For finals week, I couldn't come up with something entirely new. But that's okay. Here's to old works and forgotten words — and to the quiet confidence of letting them exist anyway.



A Stranger in My Handwriting


I reread my old writing the way one might study a photograph found in a drawer; slowly, cautiously, uncertain of what it will demand from me. The handwriting is unmistakably mine: the loops of the letters, the way I crowd the margins, the uneven pressure where emotion outweighed patience. And yet, the girl speaking from those pages feels like someone I no longer know.


She looks like me. The same eyes, the same hands, the same smile. But her thoughts are untouched by the knowledge I now carry. She believes in people with a sincerity that feels reckless to me now. She trusts without calculation. She loves without imagining the cost.

She has not yet learned how cruel life can be, how it waits until you are comfortable, even hopeful, before it strikes. She does not know that people fall away quietly, one by one, like leaves at the start of autumn. She does not know that closeness is not proof of permanence, or that promises can dissolve without warning.


Her words are frozen in time. Preserved. Innocent.


I envy her.


Not because she was happier; trust me, she wasn’t always, but because she had not yet learned to anticipate loss. She did not brace herself for disappointment. She wrote as if the world were fundamentally kind, as if love were something that stayed once invited. I admire her courage now, the way one admires a child reaching for fire without knowing it burns.

Sometimes I imagine wanting to tear those pages out, feed them to a winter fire, spare them from what comes next. Other times, I want to protect them, to keep them intact as evidence that I once existed that way. That I once moved through the world without armor.


There is a quiet grief in realizing you can never return to that version of yourself.


Growth is often framed as a triumph, but it feels more like an exchange. You gain awareness, resilience, restraint, but you lose ease. You lose the ability to love without keeping score. You lose the softness that once felt natural. No one tells you that maturity arrives hand-in-hand with mourning.


Simultaneously though, there is a sort of relief too.


I no longer break the way she would have. I no longer collapse under the weight of every disappointment. Heartbreak dulls with time, leaving behind a careful calm. I love now with knowledge—with boundaries, with memory, with an understanding of what it costs.

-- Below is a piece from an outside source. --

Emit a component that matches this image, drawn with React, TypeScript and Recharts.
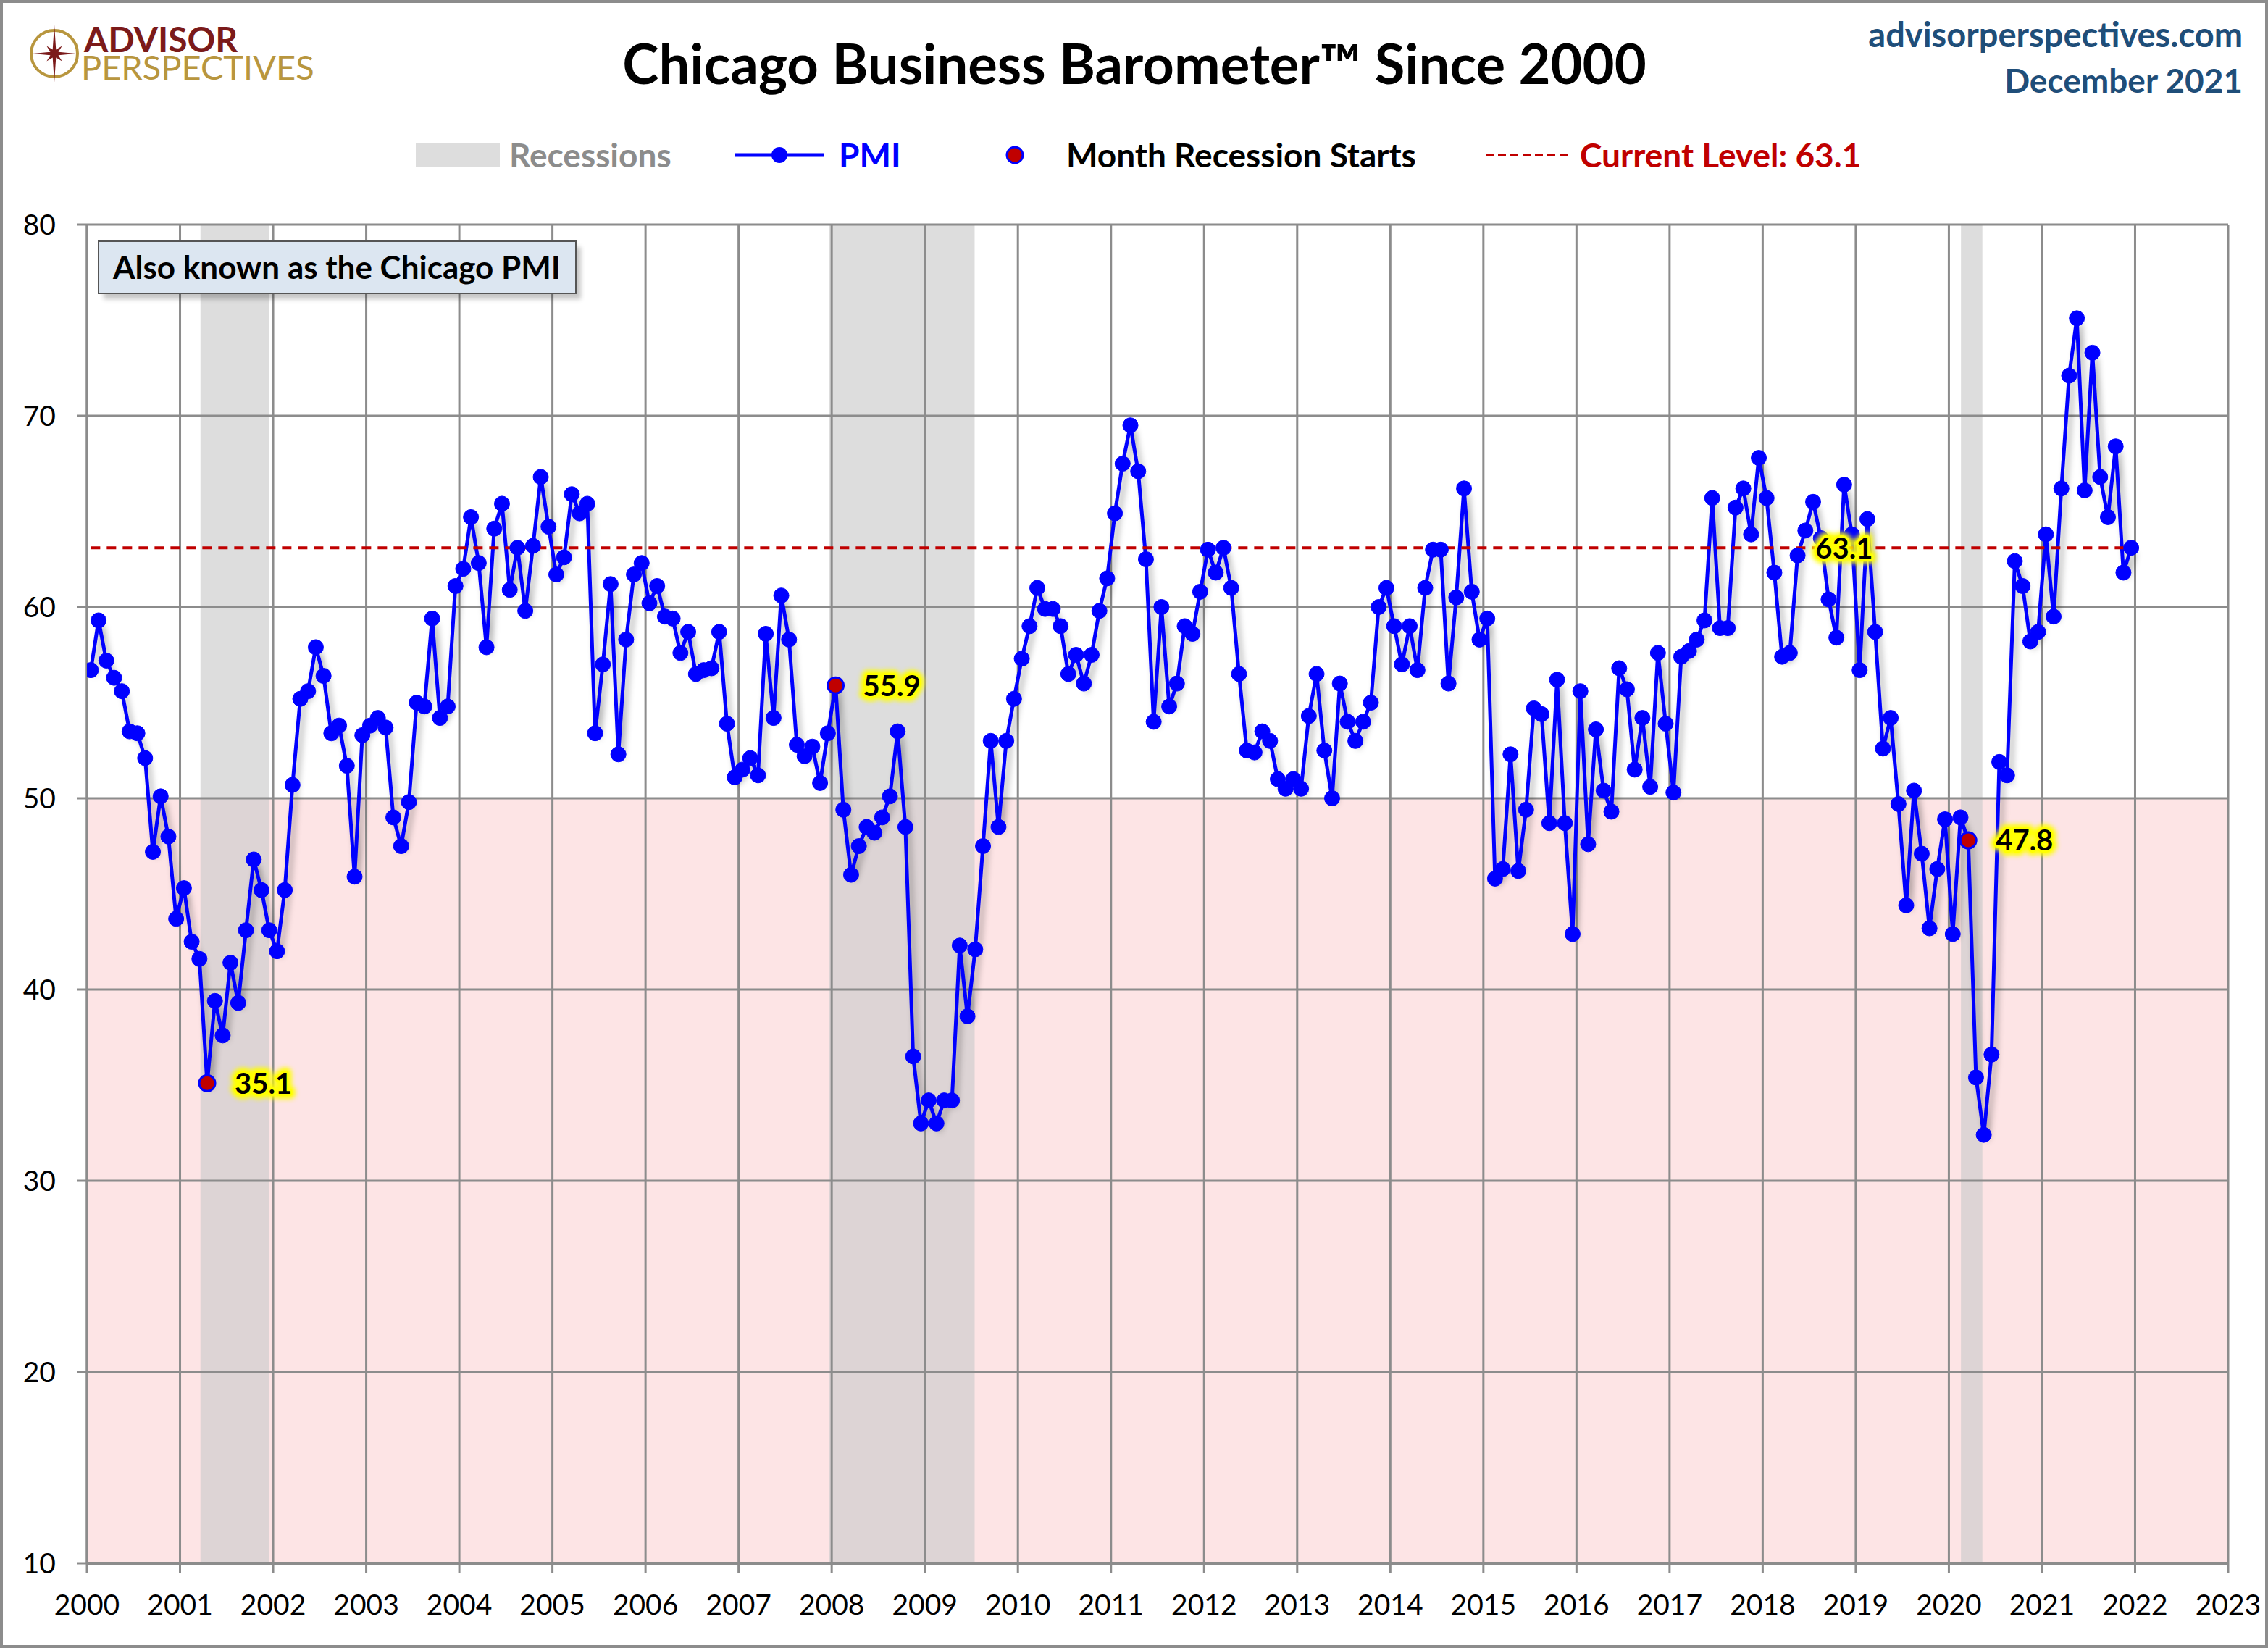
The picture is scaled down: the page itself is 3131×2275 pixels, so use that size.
import React from 'react';
import { LineChart, Line, XAxis, YAxis, ReferenceArea, ReferenceLine } from 'recharts';

// Chicago PMI, monthly
const pmi2000to2003 = [
  56.7, 59.3, 57.2, 56.3, 55.6, 53.5, 53.4, 52.1, 47.2, 50.1, 48.0, 43.7,
  45.3, 42.5, 41.6, 35.1, 39.4, 37.6, 41.4, 39.3, 43.1, 46.8, 45.2, 43.1,
  42.0, 45.2, 50.7, 55.2, 55.6, 57.9, 56.4, 53.4, 53.8, 51.7, 45.9, 53.3,
  53.8, 54.2, 53.7, 49.0, 47.5, 49.8, 55.0, 54.8, 59.4, 54.2, 54.8, 61.1,
];
const pmi2004to2007 = [
  62.0, 64.7, 62.3, 57.9, 64.1, 65.4, 60.9, 63.1, 59.8, 63.2, 66.8, 64.2,
  61.7, 62.6, 65.9, 64.9, 65.4, 53.4, 57.0, 61.2, 52.3, 58.3, 61.7, 62.3,
  60.2, 61.1, 59.5, 59.4, 57.6, 58.7, 56.5, 56.7, 56.8, 58.7, 53.9, 51.1,
  51.5, 52.1, 51.2, 58.6, 54.2, 60.6, 58.3, 52.8, 52.2, 52.7, 50.8, 53.4,
];
const pmi2008to2011 = [
  55.9, 49.4, 46.0, 47.5, 48.5, 48.2, 49.0, 50.1, 53.5, 48.5, 36.5, 33.0,
  34.2, 33.0, 34.2, 34.2, 42.3, 38.6, 42.1, 47.5, 53.0, 48.5, 53.0, 55.2,
  57.3, 59.0, 61.0, 59.9, 59.9, 59.0, 56.5, 57.5, 56.0, 57.5, 59.8, 61.5,
  64.9, 67.5, 69.5, 67.1, 62.5, 54.0, 60.0, 54.8, 56.0, 59.0, 58.6, 60.8,
];
const pmi2012to2015 = [
  63.0, 61.8, 63.1, 61.0, 56.5, 52.5, 52.4, 53.5, 53.0, 51.0, 50.5, 51.0,
  50.5, 54.3, 56.5, 52.5, 50.0, 56.0, 54.0, 53.0, 54.0, 55.0, 60.0, 61.0,
  59.0, 57.0, 59.0, 56.7, 61.0, 63.0, 63.0, 56.0, 60.5, 66.2, 60.8, 58.3,
  59.4, 45.8, 46.3, 52.3, 46.2, 49.4, 54.7, 54.4, 48.7, 56.2, 48.7, 42.9,
];
const pmi2016to2019 = [
  55.6, 47.6, 53.6, 50.4, 49.3, 56.8, 55.7, 51.5, 54.2, 50.6, 57.6, 53.9,
  50.3, 57.4, 57.7, 58.3, 59.3, 65.7, 58.9, 58.9, 65.2, 66.2, 63.8, 67.8,
  65.7, 61.8, 57.4, 57.6, 62.7, 64.0, 65.5, 63.6, 60.4, 58.4, 66.4, 63.8,
  56.7, 64.6, 58.7, 52.6, 54.2, 49.7, 44.4, 50.4, 47.1, 43.2, 46.3, 48.9,
];
const pmi2020to2021 = [
  42.9, 49.0, 47.8, 35.4, 32.4, 36.6, 51.9, 51.2, 62.4, 61.1, 58.2, 58.7,
  63.8, 59.5, 66.2, 72.1, 75.1, 66.1, 73.3, 66.8, 64.7, 68.4, 61.8, 63.1,
];

const firstYear = 2000;
const yearTicks = [
  2000, 2001, 2002, 2003, 2004, 2005, 2006, 2007, 2008, 2009, 2010, 2011,
  2012, 2013, 2014, 2015, 2016, 2017, 2018, 2019, 2020, 2021, 2022, 2023,
];
const valueTicks = [10, 20, 30, 40, 50, 60, 70, 80];
const contractionLevel = 50;

// recession shading (fractional years) and the month marked as its start
const recessionBands = [
  { from: 2001.22, to: 2001.955 },
  { from: 2007.975, to: 2009.535 },
  { from: 2020.13, to: 2020.36 },
];
const recessionStartMonths = ['2001-04', '2008-01', '2020-03'];
const currentTagMonth = '2018-11';

const pmiValues = [
  ...pmi2000to2003, ...pmi2004to2007, ...pmi2008to2011,
  ...pmi2012to2015, ...pmi2016to2019, ...pmi2020to2021,
];
const currentLevel = pmiValues[pmiValues.length - 1];

const rows = pmiValues.map((v, i) => {
  const year = firstYear + Math.floor(i / 12);
  const key = `${year}-${String((i % 12) + 1).padStart(2, '0')}`;
  return {
    t: firstYear + (i + 0.5) / 12,
    pmi: v,
    current: currentLevel,
    start: recessionStartMonths.includes(key) ? v : null,
    tag: key === currentTagMonth ? currentLevel : null,
  };
});

const W = 3131;
const H = 2275;
const FONT = 'Lato, "Open Sans", sans-serif';
const GRID = '#8c8c8c';

const labelFont = { fontFamily: FONT, fontWeight: 700, fontSize: 40 };

// yellow glow behind the value labels
const GlowLabel = ({ x, y, anchor, text }: { x: number; y: number; anchor: string; text: string }) => (
  <g>
    <text
      x={x} y={y} dy="0.36em" textAnchor={anchor}
      style={{ ...labelFont, fill: '#ffff00', stroke: '#ffff00', strokeWidth: 14, strokeLinejoin: 'round', filter: 'blur(3px)' }}
    >
      {text}
    </text>
    <text
      x={x} y={y} dy="0.36em" textAnchor={anchor}
      style={{ ...labelFont, fill: '#000', stroke: '#ffff00', strokeWidth: 6, strokeLinejoin: 'round', paintOrder: 'stroke' }}
    >
      {text}
    </text>
  </g>
);

const StartDot = (p: any) => {
  const { cx, cy, index } = p;
  const value = p.payload?.start;
  if (value == null || cy == null) return <g key={`s${index}`} />;
  return (
    <g key={`s${index}`}>
      <circle cx={cx} cy={cy} r={11} fill="#c00000" stroke="#0000ff" strokeWidth={3} />
      <GlowLabel x={cx + 38} y={cy} anchor="start" text={value.toFixed(1)} />
    </g>
  );
};

const TagDot = (p: any) => {
  const { cx, cy, index } = p;
  const value = p.payload?.tag;
  if (value == null || cy == null) return <g key={`t${index}`} />;
  return (
    <g key={`t${index}`}>
      <GlowLabel x={cx} y={cy} anchor="middle" text={value.toFixed(1)} />
    </g>
  );
};

const XTick = (p: any) => (
  <text x={p.x} y={p.y + 57} textAnchor="middle" fontFamily={FONT} fontSize={39} fill="#000">
    {p.payload.value}
  </text>
);

const YTick = (p: any) => (
  <text x={p.x - 29} y={p.y} dy="0.36em" textAnchor="end" fontFamily={FONT} fontSize={39} fill="#000">
    {p.payload.value}
  </text>
);

const starPoints = (() => {
  const pts: string[] = [];
  for (let k = 0; k < 16; k++) {
    const a = (k * Math.PI) / 8 - Math.PI / 2;
    const r = k % 4 === 0 ? (k % 8 === 0 ? 40 : 30) : k % 2 === 0 ? 15 : 6;
    pts.push(`${75 + r * Math.cos(a)},${74 + r * Math.sin(a)}`);
  }
  return pts.join(' ');
})();

const legendText = { fontFamily: FONT, fontWeight: 700, fontSize: 46 };

const Overlay = () => (
  <svg width={W} height={H} style={{ position: 'absolute', left: 0, top: 0, pointerEvents: 'none' }}>
    <rect x={2} y={2} width={W - 4} height={H - 4} fill="none" stroke={GRID} strokeWidth={4} />

    {/* logo */}
    <circle cx={75} cy={74} r={32} fill="none" stroke="#b8963e" strokeWidth={4} />
    <polygon points={starPoints} fill="#7b1a1a" />
    <text fontFamily={FONT}>
      <tspan x={116} y={72} fontWeight={700} fontSize={48} fill="#7b1a1a">ADVISOR</tspan>
      <tspan x={112} y={110} fontWeight={400} fontSize={47} fill="#b8963e">PERSPECTIVES</tspan>
    </text>

    {/* title and source */}
    <text x={1566} y={116} textAnchor="middle" fontFamily={FONT} fontWeight={700} fontSize={76} fill="#000">
      Chicago Business Barometer™ Since 2000
    </text>
    <text x={3096} y={65} textAnchor="end" fontFamily={FONT} fontWeight={700} fontSize={47} fill="#1f4e79">
      advisorperspectives.com
    </text>
    <text x={3096} y={128} textAnchor="end" fontFamily={FONT} fontWeight={700} fontSize={46} fill="#1f4e79">
      December 2021
    </text>

    {/* legend */}
    <rect x={574} y={198} width={116} height={32} fill="#dddddd" />
    <text x={703} y={214} dy="0.36em" style={legendText} fill="#8c8c8c">Recessions</text>
    <line x1={1014} x2={1138} y1={214} y2={214} stroke="#0000ff" strokeWidth={5} />
    <circle cx={1076} cy={214} r={11} fill="#0000ff" />
    <text x={1158} y={214} dy="0.36em" style={legendText} fill="#0000ff">PMI</text>
    <circle cx={1401} cy={214} r={11} fill="#c00000" stroke="#0000ff" strokeWidth={3} />
    <text x={1472} y={214} dy="0.36em" style={legendText} fill="#000">Month Recession Starts</text>
    <line x1={2051} x2={2167} y1={214} y2={214} stroke="#c00000" strokeWidth={4} strokeDasharray="11 6" />
    <text x={2181} y={214} dy="0.36em" style={legendText} fill="#c00000">
      {`Current Level: ${currentLevel.toFixed(1)}`}
    </text>

    {/* note box */}
    <rect x={143} y={341} width={659} height={72} fill="#000" opacity={0.22} style={{ filter: 'blur(3px)' }} />
    <rect x={136} y={333} width={659} height={72} fill="#dce6f1" stroke="#555" strokeWidth={2} />
    <text x={465} y={369} dy="0.36em" textAnchor="middle" fontFamily={FONT} fontWeight={700} fontSize={44} fill="#000">
      Also known as the Chicago PMI
    </text>
  </svg>
);

export default function App() {
  return (
    <div style={{ position: 'relative', width: W, height: H, background: '#fff', overflow: 'hidden' }}>
      <style>{`html,body{margin:0;overflow:hidden}.pmi-line{filter:drop-shadow(5px 7px 4px rgba(0,0,0,0.32));}`}</style>
      <LineChart width={W} height={H} data={rows} margin={{ top: 310, right: 55, bottom: 17, left: 0 }}>
        <XAxis
          dataKey="t"
          type="number"
          domain={[2000, 2023]}
          ticks={yearTicks}
          interval={0}
          allowDataOverflow
          height={100}
          axisLine={{ stroke: GRID, strokeWidth: 4 }}
          tickLine={{ stroke: GRID, strokeWidth: 3 }}
          tickSize={14}
          tickMargin={0}
          tick={<XTick />}
        />
        <YAxis
          type="number"
          domain={[10, 80]}
          ticks={valueTicks}
          interval={0}
          allowDataOverflow
          width={120}
          axisLine={{ stroke: GRID, strokeWidth: 3 }}
          tickLine={{ stroke: GRID, strokeWidth: 3 }}
          tickSize={14}
          tickMargin={0}
          tick={<YTick />}
        />
        <ReferenceArea x1={2000} x2={2023} y1={10} y2={contractionLevel} fill="#fde4e5" fillOpacity={1} stroke="none" zIndex={-300} />
        {recessionBands.map(b => (
          <ReferenceArea key={b.from} x1={b.from} x2={b.to} y1={10} y2={80} fill="#cccccc" fillOpacity={0.67} stroke="none" zIndex={-250} />
        ))}
        {yearTicks.map(y => (
          <ReferenceLine key={`gx${y}`} x={y} stroke={GRID} strokeWidth={3} zIndex={-200} />
        ))}
        {valueTicks.map(v => (
          <ReferenceLine key={`gy${v}`} y={v} stroke={GRID} strokeWidth={3} zIndex={-200} />
        ))}
        <Line
          className="pmi-line"
          dataKey="pmi"
          stroke="#0000ff"
          strokeWidth={5}
          dot={{ r: 10.5, fill: '#0000ff', stroke: '#0000ff', strokeWidth: 1 }}
          activeDot={false}
          isAnimationActive={false}
        />
        <Line
          dataKey="current"
          stroke="#c00000"
          strokeWidth={4}
          strokeDasharray="13 9"
          dot={false}
          activeDot={false}
          isAnimationActive={false}
        />
        <Line dataKey="start" stroke="none" strokeWidth={0} dot={StartDot} activeDot={false} isAnimationActive={false} />
        <Line dataKey="tag" stroke="none" strokeWidth={0} dot={TagDot} activeDot={false} isAnimationActive={false} />
      </LineChart>
      <Overlay />
    </div>
  );
}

Perhaps it is not that I prefer strangers to friends. Perhaps it is simply that I no longer give myself away without knowing the price.


When I close the notebook, I feel both older and steadier. I have shed her, but I have not erased her. She lives in those pages, untouched by what I now know, waiting patiently for me to remember who I was before the world taught me otherwise.


She is not me anymore. But she made me possible.